▶ **CHALLENGE**:
Extract the whole listing as it stands. Do not include the pictures.

▶ **SUPPLIED MATERIAL**:
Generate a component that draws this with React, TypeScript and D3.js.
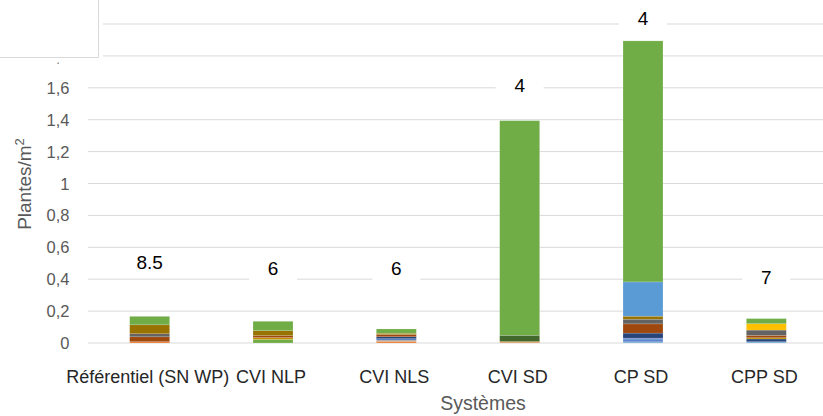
import React from "react";
import * as d3 from "d3";

// Systems on the x axis
const categories = ["Référentiel (SN WP)", "CVI NLP", "CVI NLS", "CVI SD", "CP SD", "CPP SD"];

// Stacked weed densities (plants/m²), bottom to top
const sOrange = [0.008, 0, 0.011, 0.005, 0, 0];
const sPaleBlue = [0, 0, 0, 0, 0.008, 0.008];
const sLowGreen = [0, 0.022, 0, 0, 0, 0];
const sGray = [0, 0, 0.008, 0, 0, 0];
const sBlue = [0, 0, 0.008, 0, 0.011, 0];
const sMidBlue = [0, 0, 0, 0, 0.012, 0];
const sNavy = [0, 0, 0.0125, 0, 0.031, 0.017];
const sDarkYellow = [0, 0.012, 0, 0, 0, 0.008];
const sRust = [0.031, 0.012, 0.014, 0, 0.058, 0.015];
const sDarkGray = [0.019, 0, 0, 0, 0.029, 0.033];
const sYellow = [0, 0, 0, 0, 0, 0.04];
const sOlive = [0.056, 0.031, 0.0075, 0.005, 0.019, 0];
const sDarkGreen = [0, 0, 0, 0.038, 0, 0];
const sSky = [0, 0, 0, 0, 0.215, 0];
const sGreen = [0.053, 0.059, 0.027, 1.346, 1.511, 0.032];

const seriesValues = [
  sOrange, sPaleBlue, sLowGreen, sGray, sBlue, sMidBlue, sNavy, sDarkYellow,
  sRust, sDarkGray, sYellow, sOlive, sDarkGreen, sSky, sGreen,
];
const seriesColors = [
  "#ED7D31", "#7CAFDD", "#70AD47", "#A5A5A5", "#4472C4", "#698ED0", "#264478", "#BF9000",
  "#9E480E", "#636363", "#FFC000", "#997300", "#43682B", "#5B9BD5", "#70AD47",
];

// Annotations above each bar and the axis level where each one sits
const barNotes = ["8.5", "6", "6", "4", "4", "7"];
const noteLevels = [0.508, 0.47, 0.47, 1.617, 2.04, 0.414];

const yTicks = [0, 0.2, 0.4, 0.6, 0.8, 1, 1.2, 1.4, 1.6, 1.8, 2];

const W = 823;
const H = 416;
const plotLeft = 88;
const plotRight = 828;
const plotTop = 24;
const plotBottom = 343;

export default function App() {
  const keys = seriesValues.map((_, i) => `s${i}`);
  const rows = categories.map((c, ci) => {
    const r: Record<string, number | string> = { cat: c };
    seriesValues.forEach((s, si) => (r[keys[si]] = s[ci]));
    return r;
  });
  const stacked = d3.stack<any>().keys(keys)(rows as any);

  const x = d3.scaleBand<string>().domain(categories).range([plotLeft, plotRight]).paddingInner(0.676).paddingOuter(0.338);
  const y = d3.scaleLinear().domain([0, 2]).range([plotBottom, plotTop]);
  const fmt = (v: number) => d3.format(".1~f")(v).replace(".", ",");
  const font = "'Liberation Sans', Arial, sans-serif";

  return (
    <svg width={W} height={H} style={{ position: "absolute", left: 0, top: 0, background: "#fff" }}>
      {/* gridlines */}
      {yTicks.map((t) => (
        <line key={t} x1={plotLeft} x2={W} y1={y(t)} y2={y(t)} stroke="#D9D9D9" strokeWidth={1} />
      ))}
      {/* y tick labels */}
      {yTicks.map((t) => (
        <text key={"l" + t} x={69.5} y={y(t) + 6} textAnchor="end" fontFamily={font} fontSize={16.5} fill="#595959">
          {fmt(t)}
        </text>
      ))}
      {/* stacked bars */}
      {stacked.map((layer, li) => (
        <g key={li} fill={seriesColors[li]}>
          {layer.map((d, ci) =>
            d[1] - d[0] > 0 ? (
              <rect
                key={ci}
                x={x(categories[ci])!}
                width={x.bandwidth()}
                y={y(d[1])}
                height={y(d[0]) - y(d[1])}
                stroke="#fff"
                strokeOpacity={0.25}
                strokeWidth={0.6}
              />
            ) : null
          )}
        </g>
      ))}
      {/* notes above bars */}
      {barNotes.map((n, i) => {
        const cx = x(categories[i])! + x.bandwidth() / 2;
        const cy = y(noteLevels[i]);
        return (
          <g key={"n" + i}>
            <rect x={cx - 24} y={cy - 14} width={48} height={28} fill="#fff" />
            <text x={cx} y={cy + 7} textAnchor="middle" fontFamily={font} fontSize={19} fill="#000">
              {n}
            </text>
          </g>
        );
      })}
      {/* category labels */}
      {categories.map((c) => (
        <text key={c} x={x(c)! + x.bandwidth() / 2 - 2} y={383} textAnchor="middle" fontFamily={font} fontSize={18} fill="#262626">
          {c}
        </text>
      ))}
      {/* axis titles */}
      <text x={483} y={410} textAnchor="middle" fontFamily={font} fontSize={19.5} fill="#595959">
        Systèmes
      </text>
      <text transform={`translate(31,${184}) rotate(-90)`} textAnchor="middle" fontFamily={font} fontSize={19} fill="#595959">
        Plantes/m<tspan dy={-7} fontSize={13}>2</tspan>
      </text>
      {/* title frame in the corner */}
      <rect x={0} y={0} width={103} height={62.5} fill="#fff" />
      <line x1={98.5} x2={98.5} y1={0} y2={57.5} stroke="#D9D9D9" strokeWidth={1} />
      <line x1={0} x2={98.5} y1={57.5} y2={57.5} stroke="#D9D9D9" strokeWidth={1} />
    </svg>
  );
}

▶ **OUTPUT OF THE TASK**:
Generate a component that draws this with React, TypeScript and D3.js.
import React from "react";
import * as d3 from "d3";

// Systems on the x axis
const categories = ["Référentiel (SN WP)", "CVI NLP", "CVI NLS", "CVI SD", "CP SD", "CPP SD"];

// Stacked weed densities (plants/m²), bottom to top
const sOrange = [0.008, 0, 0.011, 0.005, 0, 0];
const sPaleBlue = [0, 0, 0, 0, 0.008, 0.008];
const sLowGreen = [0, 0.022, 0, 0, 0, 0];
const sGray = [0, 0, 0.008, 0, 0, 0];
const sBlue = [0, 0, 0.008, 0, 0.011, 0];
const sMidBlue = [0, 0, 0, 0, 0.012, 0];
const sNavy = [0, 0, 0.0125, 0, 0.031, 0.017];
const sDarkYellow = [0, 0.012, 0, 0, 0, 0.008];
const sRust = [0.031, 0.012, 0.014, 0, 0.058, 0.015];
const sDarkGray = [0.019, 0, 0, 0, 0.029, 0.033];
const sYellow = [0, 0, 0, 0, 0, 0.04];
const sOlive = [0.056, 0.031, 0.0075, 0.005, 0.019, 0];
const sDarkGreen = [0, 0, 0, 0.038, 0, 0];
const sSky = [0, 0, 0, 0, 0.215, 0];
const sGreen = [0.053, 0.059, 0.027, 1.346, 1.511, 0.032];

const seriesValues = [
  sOrange, sPaleBlue, sLowGreen, sGray, sBlue, sMidBlue, sNavy, sDarkYellow,
  sRust, sDarkGray, sYellow, sOlive, sDarkGreen, sSky, sGreen,
];
const seriesColors = [
  "#ED7D31", "#7CAFDD", "#70AD47", "#A5A5A5", "#4472C4", "#698ED0", "#264478", "#BF9000",
  "#9E480E", "#636363", "#FFC000", "#997300", "#43682B", "#5B9BD5", "#70AD47",
];

// Annotations above each bar and the axis level where each one sits
const barNotes = ["8.5", "6", "6", "4", "4", "7"];
const noteLevels = [0.508, 0.47, 0.47, 1.617, 2.04, 0.414];

const yTicks = [0, 0.2, 0.4, 0.6, 0.8, 1, 1.2, 1.4, 1.6, 1.8, 2];

const W = 823;
const H = 416;
const plotLeft = 88;
const plotRight = 828;
const plotTop = 24;
const plotBottom = 343;

export default function App() {
  const keys = seriesValues.map((_, i) => `s${i}`);
  const rows = categories.map((c, ci) => {
    const r: Record<string, number | string> = { cat: c };
    seriesValues.forEach((s, si) => (r[keys[si]] = s[ci]));
    return r;
  });
  const stacked = d3.stack<any>().keys(keys)(rows as any);

  const x = d3.scaleBand<string>().domain(categories).range([plotLeft, plotRight]).paddingInner(0.676).paddingOuter(0.338);
  const y = d3.scaleLinear().domain([0, 2]).range([plotBottom, plotTop]);
  const fmt = (v: number) => d3.format(".1~f")(v).replace(".", ",");
  const font = "'Liberation Sans', Arial, sans-serif";

  return (
    <svg width={W} height={H} style={{ position: "absolute", left: 0, top: 0, background: "#fff" }}>
      {/* gridlines */}
      {yTicks.map((t) => (
        <line key={t} x1={plotLeft} x2={W} y1={y(t)} y2={y(t)} stroke="#D9D9D9" strokeWidth={1} />
      ))}
      {/* y tick labels */}
      {yTicks.map((t) => (
        <text key={"l" + t} x={69.5} y={y(t) + 6} textAnchor="end" fontFamily={font} fontSize={16.5} fill="#595959">
          {fmt(t)}
        </text>
      ))}
      {/* stacked bars */}
      {stacked.map((layer, li) => (
        <g key={li} fill={seriesColors[li]}>
          {layer.map((d, ci) =>
            d[1] - d[0] > 0 ? (
              <rect
                key={ci}
                x={x(categories[ci])!}
                width={x.bandwidth()}
                y={y(d[1])}
                height={y(d[0]) - y(d[1])}
                stroke="#fff"
                strokeOpacity={0.25}
                strokeWidth={0.6}
              />
            ) : null
          )}
        </g>
      ))}
      {/* notes above bars */}
      {barNotes.map((n, i) => {
        const cx = x(categories[i])! + x.bandwidth() / 2;
        const cy = y(noteLevels[i]);
        return (
          <g key={"n" + i}>
            <rect x={cx - 24} y={cy - 14} width={48} height={28} fill="#fff" />
            <text x={cx} y={cy + 7} textAnchor="middle" fontFamily={font} fontSize={19} fill="#000">
              {n}
            </text>
          </g>
        );
      })}
      {/* category labels */}
      {categories.map((c) => (
        <text key={c} x={x(c)! + x.bandwidth() / 2 - 2} y={383} textAnchor="middle" fontFamily={font} fontSize={18} fill="#262626">
          {c}
        </text>
      ))}
      {/* axis titles */}
      <text x={483} y={410} textAnchor="middle" fontFamily={font} fontSize={19.5} fill="#595959">
        Systèmes
      </text>
      <text transform={`translate(31,${184}) rotate(-90)`} textAnchor="middle" fontFamily={font} fontSize={19} fill="#595959">
        Plantes/m<tspan dy={-7} fontSize={13}>2</tspan>
      </text>
      {/* title frame in the corner */}
      <rect x={0} y={0} width={103} height={62.5} fill="#fff" />
      <line x1={98.5} x2={98.5} y1={0} y2={57.5} stroke="#D9D9D9" strokeWidth={1} />
      <line x1={0} x2={98.5} y1={57.5} y2={57.5} stroke="#D9D9D9" strokeWidth={1} />
    </svg>
  );
}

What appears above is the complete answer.